### Aim of the exercise
Return, without pictures, the lines from the start of the data through the one that contains "5.6, 5.85, 8.0];".

### Dataset extract
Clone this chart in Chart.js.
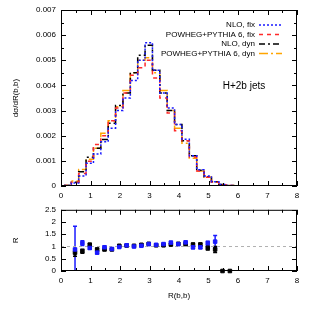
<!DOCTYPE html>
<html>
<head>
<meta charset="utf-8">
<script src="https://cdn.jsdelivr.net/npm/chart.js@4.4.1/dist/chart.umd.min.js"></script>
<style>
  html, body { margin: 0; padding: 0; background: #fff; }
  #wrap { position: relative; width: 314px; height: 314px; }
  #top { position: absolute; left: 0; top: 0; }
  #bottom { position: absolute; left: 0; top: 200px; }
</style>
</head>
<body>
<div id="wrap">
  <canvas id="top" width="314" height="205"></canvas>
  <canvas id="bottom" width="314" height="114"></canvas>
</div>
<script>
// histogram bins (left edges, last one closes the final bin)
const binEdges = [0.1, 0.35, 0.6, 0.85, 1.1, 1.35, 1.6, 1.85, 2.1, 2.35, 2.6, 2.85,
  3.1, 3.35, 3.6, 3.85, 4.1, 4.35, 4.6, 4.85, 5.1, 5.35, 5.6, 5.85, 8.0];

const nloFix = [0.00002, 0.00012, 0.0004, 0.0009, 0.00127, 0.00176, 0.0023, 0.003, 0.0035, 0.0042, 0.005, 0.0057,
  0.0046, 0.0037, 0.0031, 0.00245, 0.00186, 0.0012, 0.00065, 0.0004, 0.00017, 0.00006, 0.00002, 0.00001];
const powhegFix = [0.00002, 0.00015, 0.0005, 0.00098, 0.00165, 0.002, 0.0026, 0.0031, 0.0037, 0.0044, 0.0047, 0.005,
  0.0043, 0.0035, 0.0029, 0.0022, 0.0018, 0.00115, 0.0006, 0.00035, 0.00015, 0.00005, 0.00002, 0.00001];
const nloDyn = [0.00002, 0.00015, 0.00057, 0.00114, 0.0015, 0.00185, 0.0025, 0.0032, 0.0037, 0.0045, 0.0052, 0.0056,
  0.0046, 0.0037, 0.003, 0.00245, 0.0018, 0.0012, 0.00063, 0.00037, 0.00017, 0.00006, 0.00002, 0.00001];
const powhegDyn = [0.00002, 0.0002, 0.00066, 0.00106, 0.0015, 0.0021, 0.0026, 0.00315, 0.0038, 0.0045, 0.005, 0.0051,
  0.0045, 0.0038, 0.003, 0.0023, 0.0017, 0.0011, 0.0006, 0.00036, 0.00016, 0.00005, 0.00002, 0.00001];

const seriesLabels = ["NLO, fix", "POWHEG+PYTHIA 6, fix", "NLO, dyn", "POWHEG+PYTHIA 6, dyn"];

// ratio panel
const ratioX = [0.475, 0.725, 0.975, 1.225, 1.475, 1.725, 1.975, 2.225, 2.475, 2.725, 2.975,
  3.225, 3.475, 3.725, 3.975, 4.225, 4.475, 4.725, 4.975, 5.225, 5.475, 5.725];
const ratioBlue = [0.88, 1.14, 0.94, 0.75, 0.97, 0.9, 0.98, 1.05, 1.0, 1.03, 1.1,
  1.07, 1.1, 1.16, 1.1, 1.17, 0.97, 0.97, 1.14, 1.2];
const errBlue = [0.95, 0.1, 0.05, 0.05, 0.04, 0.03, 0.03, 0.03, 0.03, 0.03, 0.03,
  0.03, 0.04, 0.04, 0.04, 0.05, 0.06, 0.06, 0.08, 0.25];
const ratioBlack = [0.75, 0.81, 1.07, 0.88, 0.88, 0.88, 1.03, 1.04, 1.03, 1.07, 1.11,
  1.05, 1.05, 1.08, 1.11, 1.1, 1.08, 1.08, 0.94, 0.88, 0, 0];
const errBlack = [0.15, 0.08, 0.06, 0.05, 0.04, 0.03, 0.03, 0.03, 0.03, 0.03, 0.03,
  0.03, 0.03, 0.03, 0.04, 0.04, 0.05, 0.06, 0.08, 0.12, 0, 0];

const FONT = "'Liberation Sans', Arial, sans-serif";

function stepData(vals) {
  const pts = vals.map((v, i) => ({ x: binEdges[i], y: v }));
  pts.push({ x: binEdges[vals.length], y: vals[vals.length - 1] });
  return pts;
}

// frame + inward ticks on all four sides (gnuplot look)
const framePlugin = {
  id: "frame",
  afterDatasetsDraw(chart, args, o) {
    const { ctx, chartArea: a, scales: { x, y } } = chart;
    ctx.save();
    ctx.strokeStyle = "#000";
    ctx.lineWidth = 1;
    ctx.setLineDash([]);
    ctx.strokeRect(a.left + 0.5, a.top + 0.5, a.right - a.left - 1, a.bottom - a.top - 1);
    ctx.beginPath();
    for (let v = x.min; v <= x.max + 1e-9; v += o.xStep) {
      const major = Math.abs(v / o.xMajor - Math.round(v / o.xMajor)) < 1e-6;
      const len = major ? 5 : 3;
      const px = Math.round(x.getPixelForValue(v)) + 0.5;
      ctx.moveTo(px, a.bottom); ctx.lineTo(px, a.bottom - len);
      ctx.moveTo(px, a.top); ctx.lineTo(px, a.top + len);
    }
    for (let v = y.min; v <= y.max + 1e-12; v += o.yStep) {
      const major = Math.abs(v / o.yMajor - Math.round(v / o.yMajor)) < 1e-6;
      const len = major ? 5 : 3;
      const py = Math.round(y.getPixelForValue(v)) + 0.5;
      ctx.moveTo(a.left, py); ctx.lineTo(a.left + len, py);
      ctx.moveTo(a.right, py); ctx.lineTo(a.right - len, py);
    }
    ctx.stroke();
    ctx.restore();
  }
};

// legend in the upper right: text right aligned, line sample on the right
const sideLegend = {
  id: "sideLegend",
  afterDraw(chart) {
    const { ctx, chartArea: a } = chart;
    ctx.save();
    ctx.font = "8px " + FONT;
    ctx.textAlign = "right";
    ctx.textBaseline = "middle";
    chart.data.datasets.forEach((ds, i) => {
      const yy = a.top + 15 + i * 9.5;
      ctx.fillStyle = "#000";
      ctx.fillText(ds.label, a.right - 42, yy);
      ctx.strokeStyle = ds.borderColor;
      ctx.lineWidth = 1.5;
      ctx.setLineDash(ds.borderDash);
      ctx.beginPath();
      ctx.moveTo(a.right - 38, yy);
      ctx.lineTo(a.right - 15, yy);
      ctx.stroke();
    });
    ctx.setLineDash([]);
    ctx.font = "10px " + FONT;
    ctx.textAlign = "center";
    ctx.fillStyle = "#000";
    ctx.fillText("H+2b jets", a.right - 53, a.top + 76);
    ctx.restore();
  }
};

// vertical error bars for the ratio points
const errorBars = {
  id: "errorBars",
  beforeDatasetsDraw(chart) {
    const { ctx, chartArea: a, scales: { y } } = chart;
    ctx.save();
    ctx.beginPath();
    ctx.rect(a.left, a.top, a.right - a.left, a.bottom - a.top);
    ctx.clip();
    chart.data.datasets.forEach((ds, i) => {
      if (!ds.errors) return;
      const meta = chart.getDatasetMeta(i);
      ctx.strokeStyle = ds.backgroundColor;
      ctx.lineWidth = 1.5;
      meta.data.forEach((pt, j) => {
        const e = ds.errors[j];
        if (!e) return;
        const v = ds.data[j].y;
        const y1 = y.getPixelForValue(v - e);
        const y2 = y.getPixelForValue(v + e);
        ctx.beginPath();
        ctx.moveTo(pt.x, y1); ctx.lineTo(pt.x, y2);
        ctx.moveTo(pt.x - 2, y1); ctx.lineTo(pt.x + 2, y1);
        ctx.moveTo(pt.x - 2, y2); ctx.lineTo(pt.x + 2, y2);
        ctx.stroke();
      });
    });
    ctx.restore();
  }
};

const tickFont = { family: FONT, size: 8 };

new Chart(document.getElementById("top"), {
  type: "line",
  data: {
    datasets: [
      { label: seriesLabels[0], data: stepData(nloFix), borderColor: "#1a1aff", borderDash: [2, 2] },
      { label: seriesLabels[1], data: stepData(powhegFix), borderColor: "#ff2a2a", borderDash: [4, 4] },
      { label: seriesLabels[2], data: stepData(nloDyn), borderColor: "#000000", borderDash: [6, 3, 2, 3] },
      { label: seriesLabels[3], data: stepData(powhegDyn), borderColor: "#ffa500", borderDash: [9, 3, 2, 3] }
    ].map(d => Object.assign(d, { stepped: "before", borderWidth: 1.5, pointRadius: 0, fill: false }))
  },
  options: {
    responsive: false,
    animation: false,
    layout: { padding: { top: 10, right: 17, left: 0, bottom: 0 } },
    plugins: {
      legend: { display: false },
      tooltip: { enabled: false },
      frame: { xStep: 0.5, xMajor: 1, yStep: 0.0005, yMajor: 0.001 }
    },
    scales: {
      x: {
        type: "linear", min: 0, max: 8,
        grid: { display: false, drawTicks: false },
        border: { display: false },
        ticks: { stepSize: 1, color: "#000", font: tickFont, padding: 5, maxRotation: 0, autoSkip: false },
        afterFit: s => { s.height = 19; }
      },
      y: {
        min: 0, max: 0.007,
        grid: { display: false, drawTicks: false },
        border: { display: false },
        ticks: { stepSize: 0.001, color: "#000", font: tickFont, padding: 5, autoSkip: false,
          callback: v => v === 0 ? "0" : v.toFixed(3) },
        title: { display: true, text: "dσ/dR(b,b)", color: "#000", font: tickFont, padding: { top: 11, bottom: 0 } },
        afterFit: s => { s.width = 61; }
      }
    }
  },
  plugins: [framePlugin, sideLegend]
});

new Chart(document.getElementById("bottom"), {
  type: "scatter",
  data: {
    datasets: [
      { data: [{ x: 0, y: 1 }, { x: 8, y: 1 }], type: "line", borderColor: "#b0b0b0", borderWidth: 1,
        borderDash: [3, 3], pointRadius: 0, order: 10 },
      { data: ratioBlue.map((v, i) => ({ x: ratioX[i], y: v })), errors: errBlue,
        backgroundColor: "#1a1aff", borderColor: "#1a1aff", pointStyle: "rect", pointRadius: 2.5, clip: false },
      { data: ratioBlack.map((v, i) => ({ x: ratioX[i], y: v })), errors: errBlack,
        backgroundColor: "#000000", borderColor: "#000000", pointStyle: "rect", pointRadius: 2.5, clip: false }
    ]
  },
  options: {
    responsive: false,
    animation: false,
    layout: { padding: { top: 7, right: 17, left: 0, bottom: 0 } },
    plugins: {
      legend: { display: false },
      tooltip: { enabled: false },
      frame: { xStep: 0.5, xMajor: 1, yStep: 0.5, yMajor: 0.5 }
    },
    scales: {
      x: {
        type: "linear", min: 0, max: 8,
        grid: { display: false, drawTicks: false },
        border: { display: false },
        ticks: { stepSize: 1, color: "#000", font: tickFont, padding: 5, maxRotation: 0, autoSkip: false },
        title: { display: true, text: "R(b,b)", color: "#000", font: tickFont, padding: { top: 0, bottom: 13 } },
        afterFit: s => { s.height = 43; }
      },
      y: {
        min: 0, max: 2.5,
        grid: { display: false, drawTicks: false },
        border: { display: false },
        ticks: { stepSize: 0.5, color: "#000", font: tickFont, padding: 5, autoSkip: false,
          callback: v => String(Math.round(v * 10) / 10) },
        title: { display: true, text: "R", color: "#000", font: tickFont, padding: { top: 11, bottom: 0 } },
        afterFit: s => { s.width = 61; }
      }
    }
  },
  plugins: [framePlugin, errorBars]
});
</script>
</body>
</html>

### Answer
Clone this chart in Chart.js.
<!DOCTYPE html>
<html>
<head>
<meta charset="utf-8">
<script src="https://cdn.jsdelivr.net/npm/chart.js@4.4.1/dist/chart.umd.min.js"></script>
<style>
  html, body { margin: 0; padding: 0; background: #fff; }
  #wrap { position: relative; width: 314px; height: 314px; }
  #top { position: absolute; left: 0; top: 0; }
  #bottom { position: absolute; left: 0; top: 200px; }
</style>
</head>
<body>
<div id="wrap">
  <canvas id="top" width="314" height="205"></canvas>
  <canvas id="bottom" width="314" height="114"></canvas>
</div>
<script>
// histogram bins (left edges, last one closes the final bin)
const binEdges = [0.1, 0.35, 0.6, 0.85, 1.1, 1.35, 1.6, 1.85, 2.1, 2.35, 2.6, 2.85,
  3.1, 3.35, 3.6, 3.85, 4.1, 4.35, 4.6, 4.85, 5.1, 5.35, 5.6, 5.85, 8.0];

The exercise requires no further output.